The question to ask: For each business-critical interface, what volume was it tested at, and how was the output validated? Has it been tested at peak-day volume — not average-day volume? Have the counterparty systems been involved in the testing?If the answers are vague, or if “validated” turns out to mean “it ran without errors,” the interface risk is not yet adequately understood.

The most useful question of all

All of the questions above will produce useful information. But there is one question that tends to produce more honest information than any of them, and it is not a technical question at all.

Find a senior member of the operations team — not the project team, not the technical lead, not the programme manager — and ask them, privately, whether they feel ready. Not whether the system is ready. Whether they feel ready to operate it.

The operations team will sign a readiness checklist if they are asked to, because that is what happens at this stage of every project and they understand what is expected of them. They will, in a private conversation, tell you something considerably closer to the truth.
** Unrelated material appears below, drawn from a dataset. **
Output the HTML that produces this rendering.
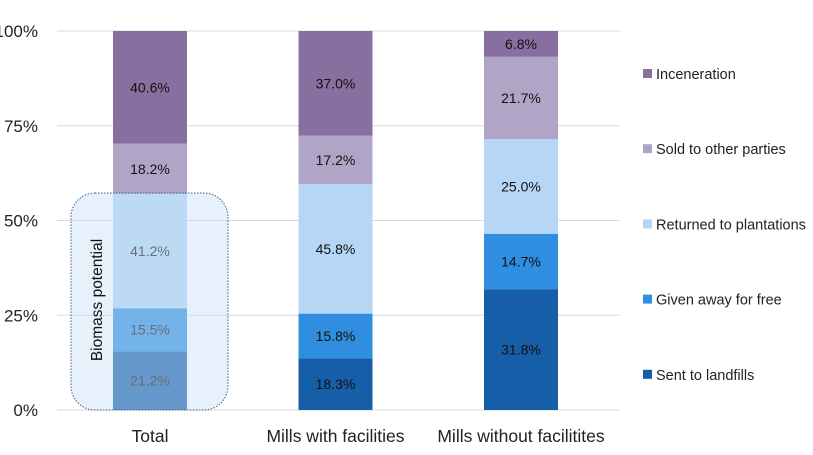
<!DOCTYPE html>
<html><head><meta charset="utf-8"><style>
body{margin:0;background:#fff;}
svg text{font-family:"Liberation Sans",sans-serif;}
</style></head><body>
<svg id="chart" width="813" height="450" xmlns="http://www.w3.org/2000/svg">
<g id="grid"></g><g id="bars"></g><g id="overlay"></g><g id="legend"></g>
</svg>
<script>
const categories = ["Total", "Mills with facilities", "Mills without facilitites"];
const seriesNames = ["Sent to landfills", "Given away for free", "Returned to plantations", "Sold to other parties", "Inceneration"];
const landfills = [21.2, 18.3, 31.8];
const givenAway = [15.5, 15.8, 14.7];
const returned = [41.2, 45.8, 25.0];
const sold = [18.2, 17.2, 21.7];
const incineration = [40.6, 37.0, 6.8];
const tickLabels = ["0%", "25%", "50%", "75%", "100%"];
const tickValues = [0, 25, 50, 75, 100];

const series = [landfills, givenAway, returned, sold, incineration];
const colors = ["#175ea8", "#2f8ee0", "#b5d6f4", "#b1a5c7", "#8770a0"];
const NS = "http://www.w3.org/2000/svg";
const y0 = 410, y100 = 31;
const yScale = v => y0 - (v / 100) * (y0 - y100);
const xCenter = i => 150 + i * 185.5;
const barW = 74;
function mk(tag, attrs, parent) {
  const e = document.createElementNS(NS, tag);
  for (const k in attrs) e.setAttribute(k, attrs[k]);
  parent.appendChild(e);
  return e;
}
const grid = document.getElementById('grid');
tickValues.forEach((v, i) => {
  const l = mk('line', {x1: 57, x2: 620, y1: yScale(v), y2: yScale(v), stroke: '#d9d9d9', 'stroke-width': 1}, grid);
  
  
  const t = mk('text', {x: 38, y: yScale(v) + 6, 'text-anchor': 'end', 'font-size': 17, fill: '#222'}, grid);
  t.textContent = tickLabels[i];
  
  
});
const bars = document.getElementById('bars');
categories.forEach((c, i) => {
  const total = series.reduce((s, arr) => s + arr[i], 0);
  let cum = 0;
  series.forEach((arr, s) => {
    const v = arr[i] / total * 100;
    const yt = yScale(cum + v), yb = yScale(cum);
    const r = mk('rect', {x: xCenter(i) - barW / 2, y: yt, width: barW, height: yb - yt, fill: colors[s]}, bars);
    
    
    const t = mk('text', {x: xCenter(i), y: (yt + yb) / 2 + 5, 'text-anchor': 'middle', 'font-size': 14, fill: '#111'}, bars);
    t.textContent = arr[i].toFixed(1) + '%';
    
    
    cum += v;
  });
  const xl = mk('text', {x: xCenter(i), y: 442, 'text-anchor': 'middle', 'font-size': 17.5, fill: '#222'}, bars);
  xl.textContent = c;
  
  
});
const ov = document.getElementById('overlay');
const ro = mk('rect', {x: 71, y: 193, width: 157, height: 217, rx: 24, fill: 'rgba(200,224,247,0.45)', stroke: '#3a5f8a', 'stroke-width': 1, 'stroke-dasharray': '1.5 1.5'}, ov);


const ot = mk('text', {x: 0, y: 0, 'text-anchor': 'middle', 'font-size': 15.5, fill: '#111', transform: 'translate(102,300) rotate(-90)'}, ov);
ot.textContent = 'Biomass potential';


const lg = document.getElementById('legend');
for (let s = seriesNames.length - 1; s >= 0; s--) {
  const yy = 74 + (4 - s) * 75.2;
  const sq = mk('rect', {x: 643, y: yy - 5, width: 9, height: 9, fill: colors[s]}, lg);
  
  
  const t = mk('text', {x: 656, y: yy + 5, 'font-size': 14.5, fill: '#222'}, lg);
  t.textContent = seriesNames[s];
  
  
}
</script>
</body></html>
If the honest answer is “we'll manage, but there are things I'm still not confident about,” that is important information. If the answer is “yes, completely,” that is also useful to know.

The purpose of the questions in this article is not to stop migrations from happening. Most of the signals above are present in most migrations to some degree, and most migrations still go ahead and eventually land successfully, albeit occasionally with a difficult few weeks in between. The purpose is to make sure that the people responsible for the decision are making it with accurate information rather than optimistic information, and that when things do go wrong — as some things always do — they were not surprises.